Since D21 is an empty node i want to delete D21 and since now D2 is an empty node i want to delete D2 but since D has D1 i dont want to delete D.

Similarly it is possible that i can get

<A>
  <B>
    <C>

    </C>
  </B>
</A>

Now since C is empty i want to delete C and then B and then eventually node A. I am trying to do this using removeChild() method in Node

But so far i am unable to remove them recursively. Any suggestions to remove them recursively?

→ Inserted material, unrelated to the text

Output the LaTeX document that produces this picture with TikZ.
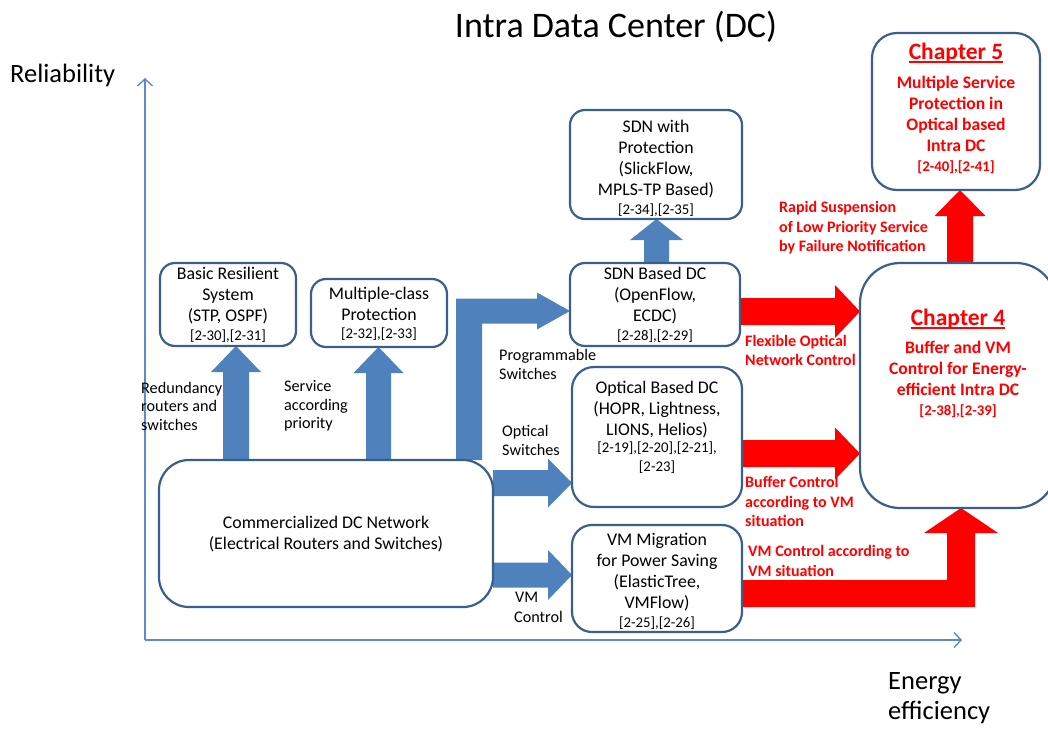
\documentclass[tikz,border=0pt]{standalone}
\usepackage{fontspec}
\setmainfont{Carlito}
\usetikzlibrary{calc,backgrounds,arrows.meta}

\definecolor{boxline}{HTML}{3A5F8B}
\definecolor{bluefill}{HTML}{4F81BD}
\definecolor{axisblue}{HTML}{5B8BC9}
\definecolor{redfill}{HTML}{FF0000}

\tikzset{
  box/.style={draw=boxline, line width=2.2pt, fill=white, rounded corners=15pt,
    inner sep=0pt, outer sep=0pt},
  boxtxt/.style={align=center, font=\fontsize{17.8}{21}\selectfont, inner sep=0pt},
  chtxt/.style={align=center, font=\bfseries\fontsize{17.6}{21}\selectfont,
    text=redfill, inner sep=0pt},
  lbl/.style={align=left, font=\fontsize{16.2}{18.5}\selectfont, inner sep=0pt, anchor=west},
  redlbl/.style={align=left, font=\bfseries\fontsize{16}{19.5}\selectfont,
    text=redfill, inner sep=0pt, anchor=west},
  blk/.style={fill=bluefill},
  redblk/.style={fill=redfill},
  axis/.style={draw=axisblue, line width=1.4pt, -{Straight Barb[length=7pt,width=15pt]}},
}
\newcommand\refs{\fontsize{14.8}{16}\selectfont}
% chapter heading with a firm underline in the text colour
\newsavebox\chbox
\newcommand\chead[1]{\sbox\chbox{\fontsize{23.5}{24}\selectfont #1}%
  \usebox\chbox\llap{\rule[-3pt]{\wd\chbox}{1.4pt}}}

% vertical block arrow: style, centre x, half shaft, half head, head length, tail, tip
\newcommand\upblock[7]{%
  \fill[#1] let \p1=(#6), \p2=(#7) in
    ({#2pt-#3pt},\y1) -- ({#2pt-#3pt},{\y2-#5pt}) -- ({#2pt-#4pt},{\y2-#5pt})
    -- ({#2pt},\y2) -- ({#2pt+#4pt},{\y2-#5pt}) -- ({#2pt+#3pt},{\y2-#5pt})
    -- ({#2pt+#3pt},\y1) -- cycle;}
% horizontal block arrow: style, centre y, half shaft, half head, head length, tail, tip
\newcommand\rightblock[7]{%
  \fill[#1] let \p1=(#6), \p2=(#7) in
    (\x1,{#2pt+#3pt}) -- ({\x2-#5pt},{#2pt+#3pt}) -- ({\x2-#5pt},{#2pt+#4pt})
    -- (\x2,{#2pt}) -- ({\x2-#5pt},{#2pt-#4pt}) -- ({\x2-#5pt},{#2pt-#3pt})
    -- (\x1,{#2pt-#3pt}) -- cycle;}

\begin{document}
\begin{tikzpicture}[x=1pt,y=1pt]
\useasboundingbox (0,0) rectangle (1048,-728);
\clip (0,0) rectangle (1048,-728);

% headings and axis names
\node[inner sep=0pt, font=\fontsize{36}{40}\selectfont] (title) at (616,-27) {Intra Data Center (DC)};
\node[inner sep=0pt, anchor=west, font=\fontsize{26.5}{30}\selectfont] (rel) at (10,-75) {Reliability};
\node[inner sep=0pt, anchor=west, align=left, font=\fontsize{26.5}{30}\selectfont] (eff) at (888,-698) {Energy\\efficiency};

% boxes
\node[box, minimum width=136pt, minimum height=83pt] (basic) at (228,-304.5) {};
\node[box, minimum width=136pt, minimum height=68pt] (multi) at (379,-313) {};
\node[box, rounded corners=30pt, minimum width=334pt, minimum height=147pt] (comm) at (326,-533.5) {};
\node[box, minimum width=172pt, minimum height=109pt] (sdnprot) at (656,-164.5) {};
\node[box, minimum width=170pt, minimum height=83pt] (sdn) at (655,-304.5) {};
\node[box, rounded corners=22pt, minimum width=170pt, minimum height=140pt] (optical) at (657,-437) {};
\node[box, rounded corners=20pt, minimum width=170pt, minimum height=107pt] (vm) at (657,-578.5) {};
\node[box, rounded corners=25pt, minimum width=168pt, minimum height=157pt] (ch5) at (956,-111.5) {};
\node[box, rounded corners=40pt, minimum width=196pt, minimum height=245pt] (ch4) at (958,-385.5) {};

% box texts
\node[boxtxt] (basict) at (228,-305) {Basic Resilient\\System\\(STP, OSPF)\\[-2pt]{\refs [2-30],[2-31]}};
\node[boxtxt] (multit) at (379,-314) {Multiple-class\\Protection\\[-3pt]{\refs [2-32],[2-33]}};
\node[boxtxt] (commt) at (326,-534) {Commercialized DC Network\\(Electrical Routers and Switches)};
\node[boxtxt] (sdnprott) at (656,-168) {SDN with\\Protection\\(SlickFlow,\\MPLS-TP Based)\\[-2pt]{\refs [2-34],[2-35]}};
\node[boxtxt] (sdnt) at (655,-305) {SDN Based DC\\(OpenFlow,\\ECDC)\\[-2pt]{\refs [2-28],[2-29]}};
\node[boxtxt] (opticalt) at (657,-427.5) {Optical Based DC\\(HOPR, Lightness,\\LIONS, Helios)\\[-4pt]{\refs [2-19],[2-20],[2-21],}\\[-2pt]{\refs [2-23]}};
\node[boxtxt] (vmt) at (657,-581) {VM Migration\\for Power Saving\\(ElasticTree,\\VMFlow)\\[-2pt]{\refs [2-25],[2-26]}};
\node[chtxt] (ch5t) at (956,-108.5) {\chead{Chapter 5}\\[8pt]Multiple Service\\Protection in\\Optical based\\Intra DC\\[-1pt]{\refs [2-40],[2-41]}};
\node[chtxt] (ch4t) at (958,-363.5) {\chead{Chapter 4}\\[7pt]Buffer and VM\\Control for Energy-\\efficient Intra DC\\[-1pt]{\refs [2-38],[2-39]}};

% connector labels
\node[lbl] (l1) at (141,-406) {Redundancy\\routers and\\switches};
\node[lbl] (l2) at (284,-406) {Service\\according\\priority};
\node[lbl, font=\fontsize{16.2}{19}\selectfont] (l3) at (499,-364.5) {Programmable\\Switches};
\node[lbl, font=\fontsize{16.2}{19}\selectfont] (l4) at (502,-440.5) {Optical\\Switches};
\node[lbl, font=\fontsize{16.2}{20}\selectfont] (l5) at (514,-607) {\hspace{1pt}VM\\Control};
\node[redlbl] (r1) at (779,-228) {Rapid Suspension\\of Low Priority Service\\by Failure Notification};
\node[redlbl] (r2) at (745,-350.5) {Flexible Optical\\Network Control};
\node[redlbl] (r3) at (745,-501.5) {Buffer Control\\according to VM\\situation};
\node[redlbl, font=\bfseries\fontsize{16}{20}\selectfont] (r4) at (748,-561) {VM Control according to\\VM situation};

\begin{scope}[on background layer]
  % axes
  \coordinate (origin) at (145,-640);
  \coordinate (ytop) at (145,-78);
  \coordinate (xend) at (962,-640);
  \draw[axis] (origin) -- (ytop);
  \draw[axis] (origin) -- (xend);

  % blue block arrows
  \upblock{blk}{236}{13}{25}{26}{comm.north}{basic.south}
  \upblock{blk}{378.5}{12.5}{25}{26}{comm.north}{multi.south}
  \upblock{blk}{656.5}{12.5}{26.5}{21}{sdn.north}{sdnprot.south}
  \fill[blk] let \p1=(comm.north), \p2=(sdn.west) in
    (456,\y1) -- (456,-298.5) -- ({\x2-33pt},-298.5) -- ({\x2-33pt},-292.5)
    -- (\x2,-311) -- ({\x2-33pt},-329.5) -- ({\x2-33pt},-323.5)
    -- (482,-323.5) -- (482,\y1) -- cycle;
  \rightblock{blk}{-483}{13}{24.5}{24}{comm.east}{optical.west}
  \rightblock{blk}{-575}{12.5}{25}{24}{comm.east}{vm.west}

  % red block arrows
  \rightblock{redblk}{-311.5}{13.5}{26.5}{25}{sdn.east}{ch4.west}
  \rightblock{redblk}{-453.5}{13.5}{26}{25}{optical.east}{ch4.west}
  \fill[redblk] let \p1=(vm.east), \p2=(ch4.south) in
    (\x1,-580) -- (947,-580) -- (947,-533) -- (924,-533) -- (961,\y2)
    -- (998,-533) -- (975,-533) -- (975,-607) -- (\x1,-607) -- cycle;
  \upblock{redblk}{960}{13}{25.5}{26}{ch4.north}{ch5.south}
\end{scope}
\end{tikzpicture}
\end{document}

I am recursively trying to get node and node length. But node length is of no help

if(childNode.getChildNodes().getLength() == 0 ){
       childNode.getParentNode().removeChild(childNode);

               }

Regards
Dheeraj Joshi

回答1:

This works, just create a recursive function that "goes deep" first, then removes empty nodes on the way "back up the tree", this will have the effect of removing both D21 and D2.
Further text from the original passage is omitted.